The shares rose 7 per cent to 630p, making the bank the best blue chip performer on a grim day for the FTSE 100.
The London-based bank admitted that the speed and severity of the downturn had taken it by surprise but predicted that recovery would come much sooner in Asia, Africa and the Middle East thank in the West.
The bank's growth was driven by a 27 per cent rise in wholesale banking profit to $3bn. Loan impairment jumped to $384m from just $25m a year ago as clients in the rapidly slowing economies of Korea, Hong Kong and other Asian countries struggled to repay. But increased bad debts were more than offset by booming business volumes and fatter margins as the bank took advantage of disarray among its rivals to grab market share.
Analysts have been concerned for a long time that Standard Chartered's growth depended too heavily on uncertain earnings from companies that rely on volatile markets for business. But Mr Sands said the wholesale business was based on traditional commercial banking activities such as lending, cash management and trade finance.
"That [business] does get affected by economic activity but there isn't a direct link between the slowing economy and our performance because the missing part of the equation is market share. Competition has been disappearing faster than demand," Mr Sands said.
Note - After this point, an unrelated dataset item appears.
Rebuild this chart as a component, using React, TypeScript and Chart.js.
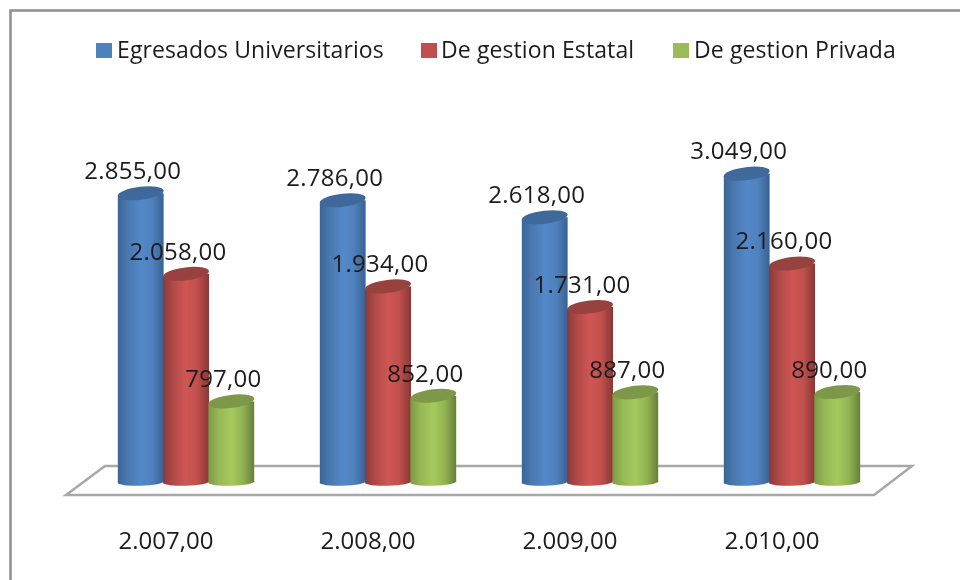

He added that wholesale banking had a very strong January and that business was good in February. Consumer banking profits at Standard Chartered dropped by a third to $1.1bn as bad debts rose and revenue fell due to a drop-off in wealth management sales.
Analysts welcomed the results and the bank's strong financial position but some remain wary about Standard Chartered's prospects this year.
"StanChart is a bank heavily geared to a sharply slowing Asian economy, which should impact capital and revenues. Given the huge uncertainty we continue to maintain a cautious stance," analysts at Morgan Stanley said.
The bank raised £1.8bn from investors in December to strengthen its capital ratios against losses caused by the downturn but also said it could use the money for acquisitions.
Mr Sands said that the bank would consider buying assets such as Royal Bank of Scotland's Asian businesses but added that the bank "will err even more on the side of caution" in turbulent times.